• [What you will do]: Print all of the lines exactly. Any picture among them stays out.
______________________________
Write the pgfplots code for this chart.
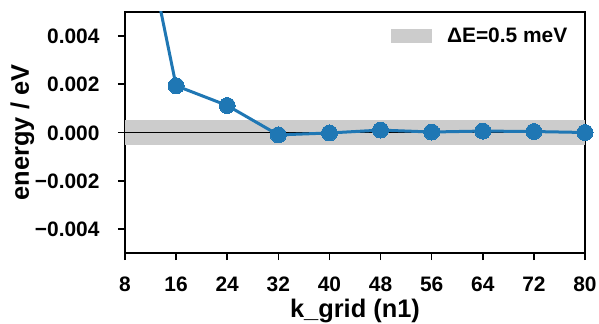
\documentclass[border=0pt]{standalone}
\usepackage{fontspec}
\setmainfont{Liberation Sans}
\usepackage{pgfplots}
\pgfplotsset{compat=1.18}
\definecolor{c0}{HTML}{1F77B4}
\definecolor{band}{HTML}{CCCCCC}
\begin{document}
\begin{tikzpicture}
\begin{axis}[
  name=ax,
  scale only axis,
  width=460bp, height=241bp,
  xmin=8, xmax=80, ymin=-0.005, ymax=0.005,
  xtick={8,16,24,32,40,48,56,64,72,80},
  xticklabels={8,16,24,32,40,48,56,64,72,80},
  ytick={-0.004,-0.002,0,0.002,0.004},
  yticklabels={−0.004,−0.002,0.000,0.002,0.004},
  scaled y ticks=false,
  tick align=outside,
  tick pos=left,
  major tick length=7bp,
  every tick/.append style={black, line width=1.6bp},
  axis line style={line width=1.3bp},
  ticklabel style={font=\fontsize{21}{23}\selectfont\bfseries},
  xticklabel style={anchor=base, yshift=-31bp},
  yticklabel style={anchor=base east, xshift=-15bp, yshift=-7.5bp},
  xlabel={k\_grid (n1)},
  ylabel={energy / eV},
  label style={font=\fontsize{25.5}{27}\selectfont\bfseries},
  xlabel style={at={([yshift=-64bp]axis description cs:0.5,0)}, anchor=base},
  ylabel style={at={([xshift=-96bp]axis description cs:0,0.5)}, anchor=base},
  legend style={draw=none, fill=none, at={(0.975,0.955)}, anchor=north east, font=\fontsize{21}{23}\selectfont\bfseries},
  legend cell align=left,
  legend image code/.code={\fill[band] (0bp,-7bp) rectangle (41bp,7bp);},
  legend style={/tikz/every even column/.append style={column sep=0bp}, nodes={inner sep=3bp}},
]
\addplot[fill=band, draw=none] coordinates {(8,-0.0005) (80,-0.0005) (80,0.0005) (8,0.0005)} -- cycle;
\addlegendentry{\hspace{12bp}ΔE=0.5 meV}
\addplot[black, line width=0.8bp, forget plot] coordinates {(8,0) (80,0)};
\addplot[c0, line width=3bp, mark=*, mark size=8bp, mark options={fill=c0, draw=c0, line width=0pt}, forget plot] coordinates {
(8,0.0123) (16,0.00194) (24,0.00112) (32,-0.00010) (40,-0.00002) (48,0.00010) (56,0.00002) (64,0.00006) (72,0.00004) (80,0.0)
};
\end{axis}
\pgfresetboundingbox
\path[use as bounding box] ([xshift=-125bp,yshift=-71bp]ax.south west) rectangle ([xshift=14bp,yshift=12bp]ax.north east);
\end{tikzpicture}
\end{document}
______________________________
• [Task response]:
Write the pgfplots code for this chart.
\documentclass[border=0pt]{standalone}
\usepackage{fontspec}
\setmainfont{Liberation Sans}
\usepackage{pgfplots}
\pgfplotsset{compat=1.18}
\definecolor{c0}{HTML}{1F77B4}
\definecolor{band}{HTML}{CCCCCC}
\begin{document}
\begin{tikzpicture}
\begin{axis}[
  name=ax,
  scale only axis,
  width=460bp, height=241bp,
  xmin=8, xmax=80, ymin=-0.005, ymax=0.005,
  xtick={8,16,24,32,40,48,56,64,72,80},
  xticklabels={8,16,24,32,40,48,56,64,72,80},
  ytick={-0.004,-0.002,0,0.002,0.004},
  yticklabels={−0.004,−0.002,0.000,0.002,0.004},
  scaled y ticks=false,
  tick align=outside,
  tick pos=left,
  major tick length=7bp,
  every tick/.append style={black, line width=1.6bp},
  axis line style={line width=1.3bp},
  ticklabel style={font=\fontsize{21}{23}\selectfont\bfseries},
  xticklabel style={anchor=base, yshift=-31bp},
  yticklabel style={anchor=base east, xshift=-15bp, yshift=-7.5bp},
  xlabel={k\_grid (n1)},
  ylabel={energy / eV},
  label style={font=\fontsize{25.5}{27}\selectfont\bfseries},
  xlabel style={at={([yshift=-64bp]axis description cs:0.5,0)}, anchor=base},
  ylabel style={at={([xshift=-96bp]axis description cs:0,0.5)}, anchor=base},
  legend style={draw=none, fill=none, at={(0.975,0.955)}, anchor=north east, font=\fontsize{21}{23}\selectfont\bfseries},
  legend cell align=left,
  legend image code/.code={\fill[band] (0bp,-7bp) rectangle (41bp,7bp);},
  legend style={/tikz/every even column/.append style={column sep=0bp}, nodes={inner sep=3bp}},
]
\addplot[fill=band, draw=none] coordinates {(8,-0.0005) (80,-0.0005) (80,0.0005) (8,0.0005)} -- cycle;
\addlegendentry{\hspace{12bp}ΔE=0.5 meV}
\addplot[black, line width=0.8bp, forget plot] coordinates {(8,0) (80,0)};
\addplot[c0, line width=3bp, mark=*, mark size=8bp, mark options={fill=c0, draw=c0, line width=0pt}, forget plot] coordinates {
(8,0.0123) (16,0.00194) (24,0.00112) (32,-0.00010) (40,-0.00002) (48,0.00010) (56,0.00002) (64,0.00006) (72,0.00004) (80,0.0)
};
\end{axis}
\pgfresetboundingbox
\path[use as bounding box] ([xshift=-125bp,yshift=-71bp]ax.south west) rectangle ([xshift=14bp,yshift=12bp]ax.north east);
\end{tikzpicture}
\end{document}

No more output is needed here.